## Directive
Output exactly the lines from the line containing "Write a Python" through the line containing "W, H = 497, 344", inclusive, and omit any pictures.

Source code of charts
--- start ---
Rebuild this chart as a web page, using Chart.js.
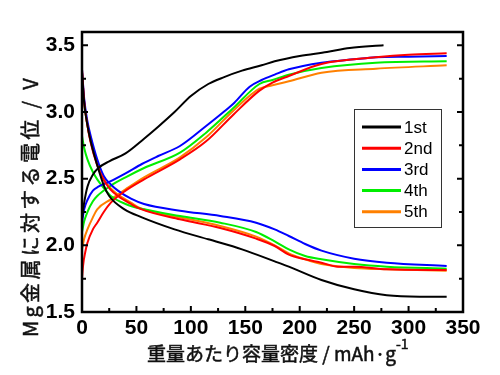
<!DOCTYPE html>
<html>
<head>
<meta charset="utf-8">
<script src="https://cdn.jsdelivr.net/npm/chart.js@4.4.1/dist/chart.umd.min.js"></script>
<style>
  html, body { margin: 0; padding: 0; background: #fff; }
</style>
</head>
<body>
<canvas id="cycleChart" width="500" height="375"></canvas>
<script>
// cycle labels / colours
var cycleLabels = ['1st', '2nd', '3rd', '4th', '5th'];
var cycleColors = ['#000000', '#ff0000', '#0000ff', '#00ee00', '#ff8000'];

// axis ticks
var xTicks = [0, 50, 100, 150, 200, 250, 300, 350];
var yTicks = [1.5, 2.0, 2.5, 3.0, 3.5];

// charge curves [capacity mAh/g, voltage V]
var charge1 = [[0,2.2],[2,2.32],[5,2.44],[10,2.53],[15,2.58],[25,2.63],[40,2.69],[57,2.8],[70,2.89],[85,3.0],[100,3.12],[116,3.21],[130,3.26],[147,3.31],[165,3.35],[177,3.38],[200,3.42],[225,3.45],[246,3.48],[277,3.5]];
var charge2 = [[0,1.75],[1,1.85],[3,1.95],[5,2.02],[10,2.12],[14,2.17],[20,2.25],[26.5,2.32],[40,2.41],[57,2.495],[90,2.645],[114,2.78],[139,2.98],[163,3.16],[175,3.22],[190,3.27],[220,3.36],[270,3.41],[300,3.43],[335,3.44]];
var charge3 = [[0,2.17],[2,2.27],[5,2.34],[10,2.41],[15,2.44],[26,2.48],[40,2.54],[55,2.61],[70,2.67],[90,2.745],[114,2.895],[130,3.0],[140,3.07],[154,3.19],[165,3.24],[177,3.28],[190,3.32],[220,3.37],[250,3.395],[270,3.41],[300,3.415],[335,3.42]];
var charge4 = [[0,2.1],[2,2.18],[5,2.25],[10,2.33],[14,2.37],[26,2.445],[40,2.51],[57,2.58],[90,2.695],[114,2.845],[139,3.03],[163,3.21],[175,3.24],[190,3.28],[220,3.33],[270,3.37],[335,3.38]];
var charge5 = [[0,1.97],[2,2.05],[5,2.12],[10,2.21],[14,2.27],[26.5,2.345],[40,2.42],[57,2.51],[90,2.66],[114,2.81],[139,3.01],[163,3.175],[175,3.2],[190,3.23],[220,3.295],[270,3.325],[335,3.35]];

// discharge curves
var discharge1 = [[0,3.3],[2,3.07],[5,2.9],[8,2.78],[14,2.6],[20,2.45],[25,2.37],[39,2.27],[55,2.21],[85,2.12],[116,2.045],[147,1.97],[177,1.88],[190,1.84],[220,1.74],[250,1.67],[280,1.625],[310,1.615],[335,1.615]];
var discharge2 = [[0,3.32],[2,3.08],[5,2.9],[8,2.77],[14,2.6],[20,2.49],[26,2.42],[33,2.37],[45,2.31],[53,2.275],[90,2.195],[127,2.13],[160,2.05],[177,1.995],[190,1.93],[205,1.895],[220,1.87],[235,1.84],[250,1.84],[280,1.82],[335,1.815]];
var discharge3 = [[0,3.32],[2,3.1],[5,2.93],[8,2.82],[14,2.645],[20,2.52],[26,2.46],[33,2.41],[45,2.35],[57,2.31],[90,2.26],[127,2.22],[160,2.17],[177,2.12],[190,2.07],[205,2.01],[220,1.96],[250,1.9],[280,1.87],[335,1.845]];
var discharge4 = [[0,2.82],[2,2.73],[5,2.645],[10,2.55],[14,2.495],[20,2.43],[26.5,2.37],[40,2.31],[57,2.27],[90,2.22],[127,2.17],[160,2.1],[177,2.03],[190,1.97],[205,1.92],[220,1.895],[250,1.86],[280,1.84],[335,1.825]];
var discharge5 = [[0,3.3],[2,3.07],[5,2.9],[8,2.78],[14,2.61],[20,2.5],[26,2.43],[33,2.38],[45,2.32],[53,2.28],[90,2.21],[127,2.145],[160,2.065],[177,2.0],[190,1.94],[205,1.895],[220,1.86],[250,1.83],[280,1.82],[335,1.81]];

var charges = [charge1, charge2, charge3, charge4, charge5];
var discharges = [discharge1, discharge2, discharge3, discharge4, discharge5];

function pts(arr) {
    return arr.map(function (p) { return { x: p[0], y: p[1] }; });
}

var datasets = [];
for (var i = 0; i < cycleLabels.length; i++) {
    datasets.push({ label: cycleLabels[i], data: pts(charges[i]), borderColor: cycleColors[i], kind: 'charge' });
    datasets.push({ label: cycleLabels[i], data: pts(discharges[i]), borderColor: cycleColors[i], kind: 'discharge' });
}
datasets.forEach(function (d) {
    d.showLine = true;
    d.borderWidth = 2;
    d.pointRadius = 0;
    d.cubicInterpolationMode = 'monotone';
    d.fill = false;
});

// draw text stretched to a given width (letter spacing)
function spacedText(ctx, text, x, y, width) {
    ctx.letterSpacing = '0px';
    var w0 = ctx.measureText(text).width;
    var sp = Math.max(0, (width - w0) / text.length);
    ctx.letterSpacing = sp.toFixed(2) + 'px';
    ctx.fillText(text, x, y);
    ctx.lineWidth = 0.5;
    ctx.strokeText(text, x, y);
    var w = ctx.measureText(text).width;
    ctx.letterSpacing = '0px';
    return w;
}

// frame, inward ticks, titles and legend box
var decor = {
    id: 'decor',
    afterDraw: function (chart) {
        var ctx = chart.ctx, a = chart.chartArea;
        var xs = chart.scales.x, ys = chart.scales.y;
        ctx.save();
        ctx.strokeStyle = '#000';
        ctx.lineWidth = 2.5;
        ctx.strokeRect(a.left, a.top, a.right - a.left, a.bottom - a.top);

        ctx.lineWidth = 2;
        ctx.beginPath();
        for (var i = 0; i < xTicks.length; i++) {
            var px = xs.getPixelForValue(xTicks[i]);
            ctx.moveTo(px, a.bottom); ctx.lineTo(px, a.bottom - 6);
            if (i < xTicks.length - 1) {
                var mx = xs.getPixelForValue((xTicks[i] + xTicks[i + 1]) / 2);
                ctx.moveTo(mx, a.bottom); ctx.lineTo(mx, a.bottom - 4);
            }
        }
        for (var j = 0; j < yTicks.length; j++) {
            var py = ys.getPixelForValue(yTicks[j]);
            ctx.moveTo(a.left, py); ctx.lineTo(a.left + 6, py);
            ctx.moveTo(a.right, py); ctx.lineTo(a.right - 6, py);
            if (j < yTicks.length - 1) {
                var my = ys.getPixelForValue((yTicks[j] + yTicks[j + 1]) / 2);
                ctx.moveTo(a.left, my); ctx.lineTo(a.left + 4, my);
                ctx.moveTo(a.right, my); ctx.lineTo(a.right - 4, my);
            }
        }
        ctx.stroke();

        // axis titles
        ctx.fillStyle = '#111';
        ctx.strokeStyle = '#111';
        ctx.textBaseline = 'middle';
        ctx.textAlign = 'left';
        ctx.font = '19px "Noto Sans CJK JP"';
        var w = spacedText(ctx, '重量あたり容量密度 / mAh·g', 147, 354, 240);
        ctx.font = '14px "Noto Sans CJK JP"';
        ctx.fillText('-1', 147 + w, 344);
        ctx.strokeText('-1', 147 + w, 344);

        ctx.translate(30, 337);
        ctx.rotate(-Math.PI / 2);
        ctx.font = '20px "Noto Sans CJK JP"';
        spacedText(ctx, 'Mg金属に対する電位 / V', 0, 0, 262);
        ctx.restore();

        // legend
        ctx.save();
        ctx.fillStyle = '#fff';
        ctx.fillRect(354, 109, 87, 118);
        ctx.strokeStyle = '#333';
        ctx.lineWidth = 1;
        ctx.strokeRect(354.5, 109.5, 87, 118);
        ctx.font = '17px "Liberation Sans"';
        ctx.textAlign = 'left';
        ctx.textBaseline = 'middle';
        var rows = chart.data.datasets.filter(function (d) { return d.kind === 'charge'; });
        rows.forEach(function (d, k) {
            var y = 127 + k * 21.2;
            ctx.strokeStyle = d.borderColor;
            ctx.lineWidth = 3;
            ctx.beginPath();
            ctx.moveTo(362, y); ctx.lineTo(401, y);
            ctx.stroke();
            ctx.fillStyle = '#000';
            ctx.fillText(d.label, 404, y + 1);
        });
        ctx.restore();
    }
};

var cycleCtx = document.getElementById('cycleChart').getContext('2d');
var cycleChart = new Chart(cycleCtx, {
    type: 'scatter',
    data: { datasets: datasets },
    options: {
        responsive: false,
        animation: false,
        layout: { padding: { top: 32, right: 37, left: 0, bottom: 0 } },
        plugins: { legend: { display: false }, tooltip: { enabled: false } },
        scales: {
            x: {
                type: 'linear', min: 0, max: 350,
                afterBuildTicks: function (s) { s.ticks = xTicks.map(function (v) { return { value: v }; }); },
                afterFit: function (s) { s.height = 63; },
                grid: { display: false, drawTicks: false },
                border: { display: false },
                ticks: { padding: 4, color: '#000', font: { family: 'Liberation Sans', size: 21, weight: 'bold' }, maxRotation: 0 }
            },
            y: {
                type: 'linear', min: 1.5, max: 3.6,
                afterBuildTicks: function (s) { s.ticks = yTicks.map(function (v) { return { value: v }; }); },
                afterFit: function (s) { s.width = 82; },
                grid: { display: false, drawTicks: false },
                border: { display: false },
                ticks: { padding: 7, color: '#000', font: { family: 'Liberation Sans', size: 21, weight: 'bold' },
                         callback: function (v) { return v.toFixed(1); } }
            }
        }
    },
    plugins: [decor]
});
</script>
</body>
</html>
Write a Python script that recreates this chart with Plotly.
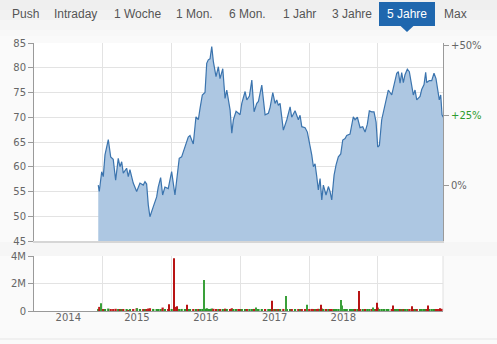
import datetime as dt
import plotly.graph_objects as go

W, H = 497, 344

# ---------------- data ----------------
# time in decimal years
t_price = [
    2014.935, 2014.950, 2014.985, 2015.008, 2015.033, 2015.081, 2015.116, 2015.153, 2015.188, 2015.226,
    2015.251, 2015.276, 2015.299, 2015.348, 2015.372, 2015.396, 2015.444, 2015.494, 2015.542, 2015.590,
    2015.615, 2015.639, 2015.663, 2015.687, 2015.735, 2015.785, 2015.808, 2015.843, 2015.872, 2015.905,
    2015.953, 2016.003, 2016.051, 2016.084, 2016.113, 2016.148, 2016.196, 2016.244, 2016.269, 2016.317,
    2016.356, 2016.390, 2016.415, 2016.448, 2016.487, 2016.512, 2016.535, 2016.560, 2016.585, 2016.608,
    2016.647, 2016.681, 2016.705, 2016.745, 2016.778, 2016.803, 2016.851, 2016.876, 2016.899, 2016.938,
    2016.972, 2016.996, 2017.021, 2017.069, 2017.094, 2017.132, 2017.167, 2017.200, 2017.239, 2017.263,
    2017.312, 2017.360, 2017.408, 2017.433, 2017.472, 2017.505, 2017.530, 2017.553, 2017.578, 2017.626,
    2017.676, 2017.724, 2017.748, 2017.796, 2017.844, 2017.869, 2017.894, 2017.942, 2017.975, 2018.004,
    2018.039, 2018.063, 2018.087, 2018.112, 2018.135, 2018.160, 2018.185, 2018.208, 2018.247, 2018.281,
    2018.305, 2018.330, 2018.364, 2018.393, 2018.426, 2018.461, 2018.490, 2018.524, 2018.548, 2018.596,
    2018.621, 2018.644, 2018.669, 2018.703, 2018.742, 2018.781, 2018.815, 2018.848, 2018.877, 2018.912,
    2018.945, 2018.975, 2018.999, 2019.023, 2019.057, 2019.091, 2019.130, 2019.153, 2019.203, 2019.226,
    2019.251, 2019.276, 2019.299, 2019.324, 2019.348, 2019.372, 2019.396, 2019.430, 2019.459, 2019.494,
    2019.517, 2019.542, 2019.567, 2019.615, 2019.639, 2019.673, 2019.697, 2019.712, 2019.750, 2019.785,
    2019.818, 2019.847, 2019.872, 2019.895, 2019.916, 2019.935, 2019.953,
]
price = [
    56.3, 55.0, 59.0, 58.0, 62.4, 65.5, 62.0, 61.5, 57.3, 61.7,
    60.0, 61.0, 58.7, 59.7, 58.0, 59.4, 56.7, 55.0, 56.7, 56.3,
    57.0, 56.5, 52.3, 49.9, 51.9, 53.9, 55.9, 57.8, 54.3, 55.9,
    55.6, 59.0, 54.3, 58.6, 61.7, 62.0, 64.0, 66.0, 66.3, 64.6,
    70.1, 69.5, 71.8, 74.5, 75.0, 80.9, 81.6, 81.8, 84.3, 81.3,
    78.2, 80.2, 77.8, 79.8, 73.8, 75.5, 71.5, 66.8, 69.5, 71.2,
    70.8, 70.5, 72.8, 75.2, 73.5, 74.3, 77.5, 71.1, 72.8, 73.2,
    76.5, 70.5, 70.8, 72.0, 75.0, 72.8, 73.5, 72.4, 72.8, 67.4,
    69.5, 72.1, 70.0, 71.3, 69.5, 70.4, 68.1, 67.9, 67.0, 65.1,
    62.4, 60.0, 60.6, 58.0, 55.3, 57.6, 53.3, 56.3, 54.3, 56.0,
    55.0, 53.3, 58.3, 60.4, 62.0, 62.6, 65.4, 65.7, 66.3, 66.6,
    68.8, 70.1, 69.5, 70.0, 67.9, 68.1, 67.0, 68.6, 71.3, 71.1,
    71.1, 69.0, 64.0, 64.3, 69.5, 71.5, 73.5, 75.5, 74.5, 75.9,
    76.9, 78.9, 79.2, 76.9, 79.0, 77.0, 78.6, 79.7, 79.2, 76.8,
    74.5, 75.5, 73.5, 74.2, 75.6, 76.6, 79.1, 77.0, 77.4, 77.4,
    78.9, 77.8, 75.9, 73.5, 74.5, 70.5, 70.0,
]
# everyday volume (thousands) at the same dates
vol_base_k = [
    150, 300, 120, 100, 140, 180, 90, 110, 160, 100,
    80, 120, 90, 100, 70, 110, 130, 200, 90, 80,
    100, 90, 180, 200, 150, 120, 110, 100, 250, 130,
    120, 140, 300, 160, 120, 150, 110, 130, 100, 120,
    140, 110, 130, 150, 120, 200, 150, 120, 180, 160,
    130, 110, 120, 100, 170, 110, 140, 200, 120, 100,
    90, 110, 100, 120, 90, 100, 130, 150, 90, 80,
    100, 140, 90, 80, 120, 100, 90, 110, 80, 150,
    110, 90, 80, 100, 90, 80, 110, 90, 100, 140,
    150, 130, 110, 120, 160, 100, 180, 120, 130, 100,
    110, 140, 120, 100, 90, 110, 100, 90, 80, 100,
    90, 110, 100, 80, 120, 90, 100, 90, 110, 80,
    90, 120, 250, 140, 120, 100, 110, 90, 100, 80,
    90, 100, 80, 110, 90, 100, 80, 90, 100, 130,
    120, 90, 110, 80, 90, 100, 110, 90, 80, 100,
    90, 100, 110, 120, 100, 160, 130,
]
# volume spikes (millions), 1 = up day, 0 = down day
spike_t = [2014.975, 2015.494, 2015.968, 2016.041, 2016.076, 2016.221, 2016.477, 2017.225,
           2017.466, 2017.670, 2017.967, 2018.170, 2018.461, 2018.484, 2018.732, 2018.935,
           2018.985, 2019.217, 2019.494, 2019.735, 2019.905]
spike_m = [0.56, 0.2, 0.5, 3.83, 0.35, 0.45, 2.25, 0.25,
           0.75, 1.1, 0.45, 0.45, 0.8, 0.4, 1.45, 0.25,
           0.6, 0.4, 0.35, 0.4, 0.2]
spike_up = [1, 1, 0, 0, 0, 0, 1, 1,
            0, 1, 1, 0, 1, 1, 0, 1,
            0, 0, 0, 0, 0]

year_labels = ["2014", "2015", "2016", "2017", "2018"]
buttons = ["Push", "Intraday", "1 Woche", "1 Mon.", "6 Mon.", "1 Jahr", "3 Jahre", "5 Jahre", "Max"]
selected = "5 Jahre"
price_ticks = [45, 50, 55, 60, 65, 70, 75, 80, 85]
pct_ticks = [0, 25, 50]
pct_text = ["0%", "+25%", "+50%"]
vol_ticks = [0, 2e6, 4e6]
vol_text = ["0", "2M", "4M"]


def to_date(y):
    yr = int(y)
    start = dt.datetime(yr, 1, 1)
    ndays = (dt.datetime(yr + 1, 1, 1) - start).days
    return start + dt.timedelta(days=(y - yr) * ndays)


dates = [to_date(v) for v in t_price]
sdates = [to_date(v) for v in spike_t]
base = price[0]

# ---------------- layout helpers ----------------
def px(x):
    return x / W


def py(y):
    return 1 - y / H


X0, X1 = px(34), px(443)
MAIN = [py(241), py(43)]
VOL = [py(311), py(256)]
GREEN, RED = "#2a962a", "#c01a1a"
GRID = "#e3e3e3"
TICKFONT = dict(family="DejaVu Sans", size=10, color="#666")

fig = go.Figure()

fig.add_trace(go.Scatter(
    x=dates, y=price, mode="lines", line=dict(color="#3b74ae", width=1.2),
    fill="tozeroy", fillcolor="#adc7e2", xaxis="x", yaxis="y", hoverinfo="skip"))
# percent scale (relative to the first price) so that the right axis is drawn
fig.add_trace(go.Scatter(
    x=dates, y=[(p / base - 1) * 100 for p in price], mode="lines",
    line=dict(width=0, color="rgba(0,0,0,0)"), xaxis="x", yaxis="y2", hoverinfo="skip"))

# baseline volume, coloured by direction
bcol = [GREEN if i == 0 or price[i] >= price[i - 1] else RED for i in range(len(price))]
fig.add_trace(go.Bar(
    x=dates, y=[v * 1000 for v in vol_base_k], marker=dict(color=bcol, line=dict(width=0)),
    width=12 * 86400000, xaxis="x2", yaxis="y3", hoverinfo="skip"))
scol = ["#3aa03a" if u else "#b81414" for u in spike_up]
fig.add_trace(go.Bar(
    x=sdates, y=[v * 1e6 for v in spike_m], marker=dict(color=scol, line=dict(width=0)),
    width=5 * 86400000, xaxis="x2", yaxis="y3", hoverinfo="skip"))

year_starts = [dt.datetime(y, 1, 1) for y in range(2015, 2020)]
mid_years = [dt.datetime(int(y), 7, 2) for y in year_labels]
xrange = [dt.datetime(2014, 1, 1), to_date(2019.949)]

minor = dict(tickmode="array", tickvals=year_starts, showgrid=True, gridcolor=GRID, ticks="")

pct_lo = (45 / base - 1) * 100
pct_hi = (85 / base - 1) * 100
pct_ticktext = [f'<span style="color:#2e9a2e">{t}</span>' if t == "+25%" else t for t in pct_text]

fig.update_layout(
    width=W, height=H, margin=dict(l=0, r=0, t=0, b=0, pad=0, autoexpand=False),
    paper_bgcolor="#fafafa", plot_bgcolor="#ffffff",
    showlegend=False, barmode="overlay",
    xaxis=dict(domain=[X0, X1], anchor="y", type="date", range=xrange,
               showticklabels=False, showgrid=False, ticks="", tickvals=[],
               minor=minor, showline=True, linecolor="#d6d6d6", linewidth=2, zeroline=False),
    yaxis=dict(domain=MAIN, anchor="x", range=[45, 85], tickvals=price_ticks,
               showgrid=True, gridcolor=GRID, showline=True, linecolor="#9a9a9a", linewidth=1,
               ticks="outside", ticklen=5, tickcolor="#9a9a9a", tickfont=TICKFONT, zeroline=False),
    yaxis2=dict(overlaying="y", anchor="x", side="right", range=[pct_lo, pct_hi],
                tickvals=pct_ticks, ticktext=pct_ticktext, showgrid=False,
                showline=True, linecolor="#9a9a9a", linewidth=1,
                ticks="outside", ticklen=5, tickcolor="#9a9a9a", tickfont=TICKFONT, zeroline=False),
    xaxis2=dict(domain=[X0, X1], anchor="y3", type="date", range=xrange,
                tickvals=mid_years, ticktext=year_labels, showgrid=False, ticks="",
                ticklabelstandoff=-3,
                minor=minor, showline=True, linecolor="#999", linewidth=1,
                tickfont=TICKFONT, zeroline=False),
    yaxis3=dict(domain=VOL, anchor="x2", range=[0, 4e6], tickvals=vol_ticks, ticktext=vol_text,
                showgrid=True, gridcolor=GRID, showline=True, linecolor="#9a9a9a", linewidth=1,
                ticks="outside", ticklen=5, tickcolor="#9a9a9a", tickfont=TICKFONT, zeroline=False),
)

shapes = []
# navigation bar background (soft gradient)
for (y0, y1, c) in [(0, 10, "#efefef"), (10, 20, "#f2f2f2"), (20, 30, "#f5f5f5"), (30, 36, "#f8f8f8")]:
    shapes.append(dict(type="rect", xref="paper", yref="paper", x0=0, x1=1, y0=py(y1), y1=py(y0),
                       fillcolor=c, line=dict(width=0), layer="below"))
# grey band between the two panels
shapes.append(dict(type="rect", xref="paper", yref="paper", x0=0, x1=1, y0=py(256), y1=py(242),
                   fillcolor="#f6f6f6", line=dict(width=0), layer="below"))
# right border of the volume panel
shapes.append(dict(type="line", xref="paper", yref="paper", x0=X1, x1=X1, y0=VOL[0], y1=VOL[1],
                   line=dict(color="#e0e0e0", width=1)))
# bottom separator
shapes.append(dict(type="line", xref="paper", yref="paper", x0=0, x1=1, y0=py(339), y1=py(339),
                   line=dict(color="#e6e6e6", width=1)))
# selected button and its pointer
shapes.append(dict(type="rect", xref="paper", yref="paper", x0=px(379), x1=px(435), y0=py(26), y1=py(2),
                   fillcolor="#1f67ae", line=dict(width=0)))
shapes.append(dict(type="path", xref="paper", yref="paper",
                   path=f"M {px(400)} {py(25.5)} L {px(414)} {py(25.5)} L {px(407)} {py(32)} Z",
                   fillcolor="#1f67ae", line=dict(width=0)))
fig.update_layout(shapes=shapes)

centers = [25, 75.5, 137, 194.5, 247.5, 299, 351.5, 407, 455]
ann = []
for name, cx in zip(buttons, centers):
    ann.append(dict(text=name, x=px(cx), y=py(14), xref="paper", yref="paper",
                    xanchor="center", yanchor="middle", showarrow=False,
                    font=dict(family="Liberation Sans", size=12,
                              color="#ffffff" if name == selected else "#555555")))
fig.update_layout(annotations=ann)

fig.write_html("out.html")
--- end ---
## Response below
Write a Python script that recreates this chart with Plotly.
import datetime as dt
import plotly.graph_objects as go

W, H = 497, 344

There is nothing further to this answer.